Col Mabika Hove was not a controversial military figure. This is partly why he was greatly admired by many in the Corps of Intelligence and the ZNA in general. Current commander of Zimbabwe National Army Lt. General Philip Valerio Sibanda characterised him as an intelligent, calm, firm but compassionate leader. He was especially known for being a diplomat par excellence and was involved in most of the Zimbabwe National Army's foreign peace keeping missions.
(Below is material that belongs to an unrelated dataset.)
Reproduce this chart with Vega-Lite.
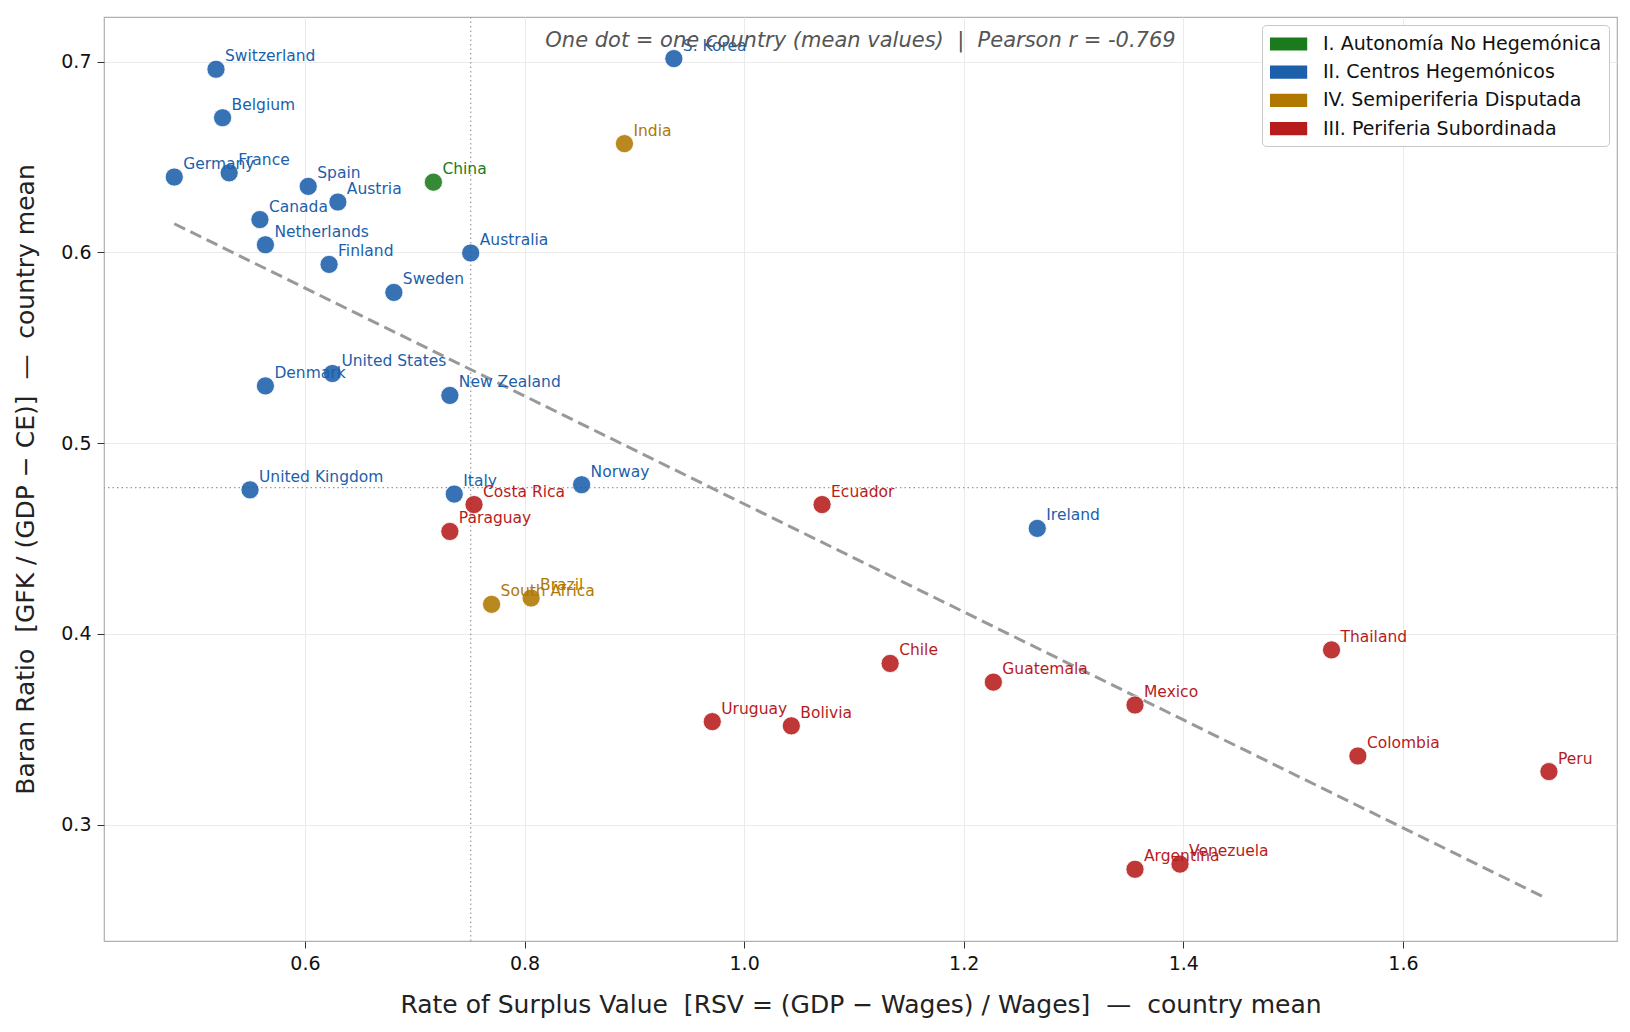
{
  "$schema": "https://vega.github.io/schema/vega-lite/v6.json",
  "width": 1513,
  "height": 924,
  "autosize": "none",
  "padding": {"left": 104, "top": 17, "right": 13, "bottom": 91},
  "background": "white",
  "config": {
    "font": "DejaVu Sans",
    "view": {"stroke": "#b0b0b0", "strokeWidth": 1.2},
    "axis": {
      "domain": false,
      "grid": true,
      "gridColor": "#ebebeb",
      "gridWidth": 1,
      "tickColor": "#333",
      "tickSize": 7,
      "labelFont": "DejaVu Sans",
      "labelFontSize": 19,
      "labelColor": "#111",
      "titleFont": "DejaVu Sans",
      "titleFontSize": 25,
      "titleFontWeight": "normal",
      "titleColor": "#222"
    }
  },
  "title": {
    "text": "One dot = one country (mean values) \u00a0| \u00a0Pearson r = -0.769",
    "anchor": "middle",
    "frame": "group",
    "orient": "top",
    "offset": 0,
    "baseline": "middle",
    "dy": 46,
    "font": "DejaVu Sans",
    "fontStyle": "italic",
    "fontWeight": "normal",
    "fontSize": 21,
    "color": "#555"
  },
  "datasets": {
    "countries": [
      {"country": "Switzerland", "rsv": 0.519, "baran": 0.696, "group": "II. Centros Hegemónicos"},
      {"country": "Belgium", "rsv": 0.525, "baran": 0.6706, "group": "II. Centros Hegemónicos"},
      {"country": "Germany", "rsv": 0.481, "baran": 0.6395, "group": "II. Centros Hegemónicos"},
      {"country": "France", "rsv": 0.531, "baran": 0.6417, "group": "II. Centros Hegemónicos"},
      {"country": "Spain", "rsv": 0.603, "baran": 0.6346, "group": "II. Centros Hegemónicos"},
      {"country": "Austria", "rsv": 0.63, "baran": 0.6264, "group": "II. Centros Hegemónicos"},
      {"country": "Canada", "rsv": 0.559, "baran": 0.6172, "group": "II. Centros Hegemónicos"},
      {"country": "Netherlands", "rsv": 0.564, "baran": 0.604, "group": "II. Centros Hegemónicos"},
      {"country": "Finland", "rsv": 0.622, "baran": 0.5937, "group": "II. Centros Hegemónicos"},
      {"country": "Sweden", "rsv": 0.681, "baran": 0.579, "group": "II. Centros Hegemónicos"},
      {"country": "Australia", "rsv": 0.751, "baran": 0.5997, "group": "II. Centros Hegemónicos"},
      {"country": "China", "rsv": 0.717, "baran": 0.6368, "group": "I. Autonomía No Hegemónica"},
      {"country": "India", "rsv": 0.891, "baran": 0.657, "group": "IV. Semiperiferia Disputada"},
      {"country": "S. Korea", "rsv": 0.936, "baran": 0.7016, "group": "II. Centros Hegemónicos"},
      {"country": "United States", "rsv": 0.625, "baran": 0.5365, "group": "II. Centros Hegemónicos"},
      {"country": "Denmark", "rsv": 0.564, "baran": 0.53, "group": "II. Centros Hegemónicos"},
      {"country": "New Zealand", "rsv": 0.732, "baran": 0.525, "group": "II. Centros Hegemónicos"},
      {"country": "United Kingdom", "rsv": 0.55, "baran": 0.4755, "group": "II. Centros Hegemónicos"},
      {"country": "Italy", "rsv": 0.736, "baran": 0.4733, "group": "II. Centros Hegemónicos"},
      {"country": "Costa Rica", "rsv": 0.754, "baran": 0.4678, "group": "III. Periferia Subordinada"},
      {"country": "Paraguay", "rsv": 0.732, "baran": 0.4537, "group": "III. Periferia Subordinada"},
      {"country": "Norway", "rsv": 0.852, "baran": 0.4782, "group": "II. Centros Hegemónicos"},
      {"country": "Ecuador", "rsv": 1.071, "baran": 0.4678, "group": "III. Periferia Subordinada"},
      {"country": "Ireland", "rsv": 1.267, "baran": 0.4553, "group": "II. Centros Hegemónicos"},
      {"country": "South Africa", "rsv": 0.77, "baran": 0.4155, "group": "IV. Semiperiferia Disputada"},
      {"country": "Brazil", "rsv": 0.806, "baran": 0.4188, "group": "IV. Semiperiferia Disputada"},
      {"country": "Chile", "rsv": 1.133, "baran": 0.3845, "group": "III. Periferia Subordinada"},
      {"country": "Guatemala", "rsv": 1.227, "baran": 0.3747, "group": "III. Periferia Subordinada"},
      {"country": "Mexico", "rsv": 1.356, "baran": 0.3627, "group": "III. Periferia Subordinada"},
      {"country": "Thailand", "rsv": 1.535, "baran": 0.3916, "group": "III. Periferia Subordinada"},
      {"country": "Uruguay", "rsv": 0.971, "baran": 0.354, "group": "III. Periferia Subordinada"},
      {"country": "Bolivia", "rsv": 1.043, "baran": 0.3518, "group": "III. Periferia Subordinada"},
      {"country": "Colombia", "rsv": 1.559, "baran": 0.336, "group": "III. Periferia Subordinada"},
      {"country": "Peru", "rsv": 1.733, "baran": 0.3278, "group": "III. Periferia Subordinada"},
      {"country": "Argentina", "rsv": 1.356, "baran": 0.2766, "group": "III. Periferia Subordinada"},
      {"country": "Venezuela", "rsv": 1.397, "baran": 0.2793, "group": "III. Periferia Subordinada"}
    ]
  },
  "layer": [
    {
      "data": {"values": [{"mean_rsv": 0.751}]},
      "mark": {"type": "rule", "color": "#999", "strokeWidth": 1.2, "strokeDash": [1.5, 3]},
      "encoding": {
        "x": {"field": "mean_rsv", "type": "quantitative"}
      }
    },
    {
      "data": {"values": [{"mean_baran": 0.4767}]},
      "mark": {"type": "rule", "color": "#999", "strokeWidth": 1.2, "strokeDash": [1.5, 3]},
      "encoding": {
        "y": {"field": "mean_baran", "type": "quantitative"}
      }
    },
    {
      "data": {"values": [{"x1": 0.481, "y1": 0.615, "x2": 1.727, "y2": 0.2624}]},
      "mark": {"type": "rule", "color": "#999", "strokeWidth": 3, "strokeDash": [12, 6]},
      "encoding": {
        "x": {"field": "x1", "type": "quantitative"},
        "y": {"field": "y1", "type": "quantitative"},
        "x2": {"field": "x2"},
        "y2": {"field": "y2"}
      }
    },
    {
      "data": {"name": "countries"},
      "mark": {"type": "point", "filled": true, "size": 330, "opacity": 0.88, "stroke": "white", "strokeWidth": 0.8},
      "encoding": {
        "x": {
          "field": "rsv",
          "type": "quantitative",
          "scale": {"domain": [0.417, 1.795], "zero": false, "nice": false},
          "axis": {
            "values": [0.6, 0.8, 1.0, 1.2, 1.4, 1.6],
            "format": ".1f",
            "labelPadding": 6,
            "title": "Rate of Surplus Value \u00a0[RSV = (GDP − Wages) / Wages] \u00a0— \u00a0country mean",
            "titlePadding": 19
          }
        },
        "y": {
          "field": "baran",
          "type": "quantitative",
          "scale": {"domain": [0.239, 0.7234], "zero": false, "nice": false},
          "axis": {
            "values": [0.3, 0.4, 0.5, 0.6, 0.7],
            "format": ".1f",
            "labelPadding": 6,
            "title": "Baran Ratio \u00a0[GFK / (GDP − CE)] \u00a0— \u00a0country mean",
            "titlePadding": 22
          }
        },
        "color": {
          "field": "group",
          "type": "nominal",
          "scale": {
            "domain": ["I. Autonomía No Hegemónica", "II. Centros Hegemónicos", "IV. Semiperiferia Disputada", "III. Periferia Subordinada"],
            "range": ["#1b7a1b", "#1c5fab", "#b07800", "#b71c1c"]
          },
          "legend": {
            "title": null,
            "orient": "top-right",
            "offset": 8,
            "padding": 7,
            "rowPadding": 6.2,
            "strokeColor": "#c8c8c8",
            "fillColor": "white",
            "cornerRadius": 4,
            "symbolType": "M-1,-0.55H2.1V0.55H-1Z",
            "symbolSize": 576,
            "symbolOpacity": 1,
            "symbolStrokeWidth": 0,
            "symbolOffset": 1,
            "labelOffset": 29,
            "labelFont": "DejaVu Sans",
            "labelFontSize": 19,
            "labelColor": "#111",
            "labelLimit": 400
          }
        }
      }
    },
    {
      "data": {"name": "countries"},
      "mark": {"type": "text", "align": "left", "baseline": "alphabetic", "dx": 9, "dy": -8, "fontSize": 15.5, "font": "DejaVu Sans"},
      "encoding": {
        "x": {"field": "rsv", "type": "quantitative"},
        "y": {"field": "baran", "type": "quantitative"},
        "text": {"field": "country"},
        "color": {"field": "group", "type": "nominal", "legend": null}
      }
    }
  ]
}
Some of these include;

- Angolan Civil War; 1991-1995 United Nations Angola Verification Mission II (UNAVEM II)
- Mozambican Civil War; 1992-1994 United Nations Operation in Mozambique (ONUMOZ)
- Somali Civil War; 1992-1993 United Nations Operation in Somalia I (UNOSOM I)
- Somali Civil War; 1993-1995 United Nations Operation in Somalia II (UNOSOM II)
- Democratic Republic of the Congo - Operation Sovereign Legitimacy.
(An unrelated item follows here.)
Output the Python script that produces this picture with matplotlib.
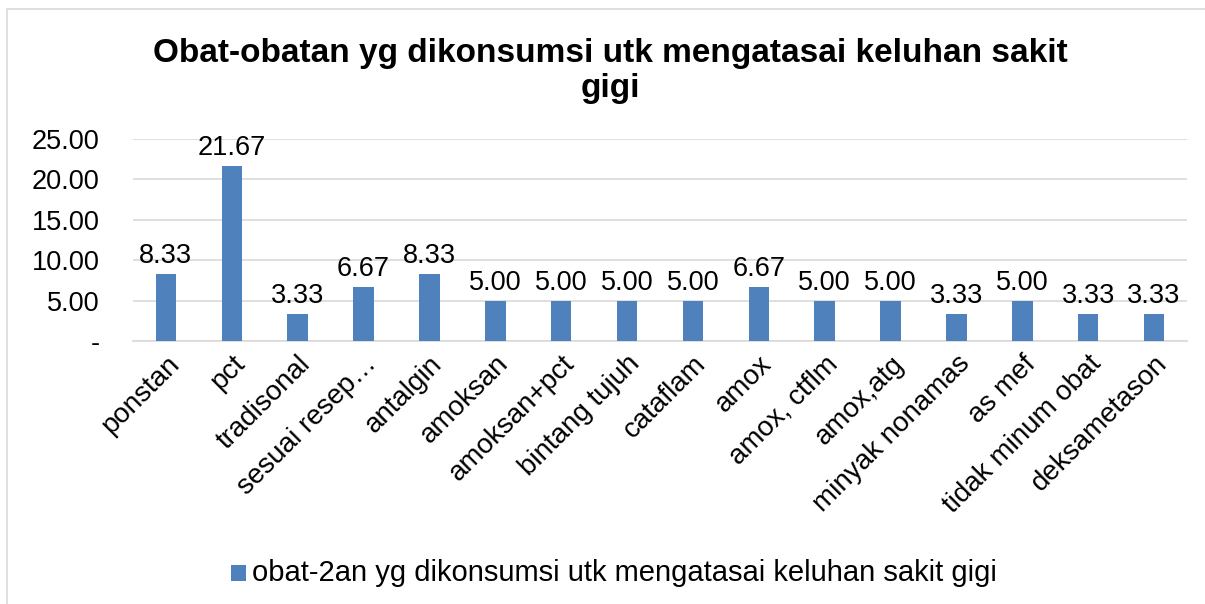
import numpy as np
import matplotlib.pyplot as plt
from matplotlib.patches import Rectangle

plt.rcParams['font.family'] = ['Liberation Sans', 'DejaVu Sans']

categories = ['ponstan', 'pct', 'tradisonal', 'sesuai resep\u2026', 'antalgin', 'amoksan',
              'amoksan+pct', 'bintang tujuh', 'cataflam', 'amox', 'amox, ctflm', 'amox,atg',
              'minyak nonamas', 'as mef', 'tidak minum obat', 'deksametason']
values = [8.33, 21.67, 3.33, 6.67, 8.33, 5.00, 5.00, 5.00, 5.00, 6.67, 5.00, 5.00,
          3.33, 5.00, 3.33, 3.33]
yticks = [0, 5, 10, 15, 20, 25]
series_name = 'obat-2an yg dikonsumsi utk mengatasai keluhan sakit gigi'
title = 'Obat-obatan yg dikonsumsi utk mengatasai keluhan sakit\ngigi'

W, H = 1205, 604
fig = plt.figure(figsize=(W/100, H/100), dpi=100)

# chart frame
fig.patches.append(Rectangle((7/W, -0.1), 1.2, (H-9)/H + 0.1, transform=fig.transFigure,
                             fill=False, edgecolor='#d9d9d9', linewidth=1.2))

ax = fig.add_axes([133/W, (H-341)/H, (1187-133)/W, (341-139)/H])
x = np.arange(len(categories))
bars = ax.bar(x, values, width=0.31, color='#4f81bd', zorder=3)
for xi, v in zip(x, values):
    ax.text(xi, v + 0.6, f'{v:.2f}', ha='center', va='bottom', fontsize=19.5, color='black')

ax.set_xlim(-0.5, len(categories) - 0.5)
ax.set_ylim(0, 25)
ax.set_yticks(yticks)
ax.set_yticklabels(['-' if t == 0 else f'{t:.2f}' for t in yticks], fontsize=19.5)
ax.set_xticks(x)
ax.set_xticklabels(categories, rotation=45, ha='right', rotation_mode='anchor', fontsize=20)
ax.tick_params(axis='both', length=0, pad=7)
ax.tick_params(axis='y', pad=24)
ax.grid(axis='y', color='#d9d9d9', linewidth=1.2, zorder=0)
for s in ['top', 'left', 'right']:
    ax.spines[s].set_visible(False)
ax.spines['bottom'].set_color('#d9d9d9')
ax.spines['bottom'].set_linewidth(1.2)

fig.text(610/W, 1 - 71/H, title, ha='center', va='center', fontsize=24, fontweight='bold',
         linespacing=1.2)

fig.patches.append(Rectangle((231/W, 1 - 581/H), 15/W, 16/H, transform=fig.transFigure,
                             facecolor='#4f81bd', edgecolor='none'))
fig.text(252/W, 1 - 573/H, series_name, ha='left', va='center', fontsize=21)

fig.savefig('out.png', dpi=100)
In 1998, then Maj. Mabika Hove was one of the advisors sent by Robert Mugabe to assist President Laurent Kabila as the Second Congo War, also known as Coltan War, or the Great War of Africa gained momentum. His main function was to strengthen the allied forces’ (Zambia, Chad, Sudan, Angola and Zimbabwe) intelligence capacity and he was dubbed “Chief Spy.” The war was not only the largest war in modern African history, but it was the deadliest conflict worldwide since World War II killing more than 5.4 million people. Then Lt. Col. Mabika Hove was especially instrumental in the effort to establish stability in the aftermath of the assassination of Laurent-Désiré Kabila on 16 January 2001.

== Later years ==
He later returned home when the war officially ended in July 2003 to head the Zimbabwe's National Army's main School of Military Intelligence at Kabrit in Harare. He was later appointed director of the Ministry of Defence's Mapping and Research division (intelligence) and was subsequently seconded to the Ministry of Lands to provide security sector oversight on the land reform programme.

== Death ==
Dunn Mabika Hove ‘‘Paris Checherere’’ died in the early hours of the morning of February 27, 2007 aged 47. He had throughout his military career, particularly the DRC war developed a number of ailments including diabetes and heart disease. He died in a diabetic coma in a private clinic in Craneborne, Harare. He was declared a Liberation War Hero and was buried at the heroes’ acre in Harare. He is survived by his wife, Grace and three children, Fidelis, Tinashe and Tsitsi.

== National Awards ==
Despite passing on at a relatively young age, the late commander was awarded the following accolades over his liberation and civil service career:
1. Liberation Medal
2. Independence Medal
3. Long and Exemplary Service Medal
4. Mozambique Campaign Medal
5. DRC Campaign Medal (awarded for service during the Second Congo War)
6. Several UN peacekeeping campaign medals.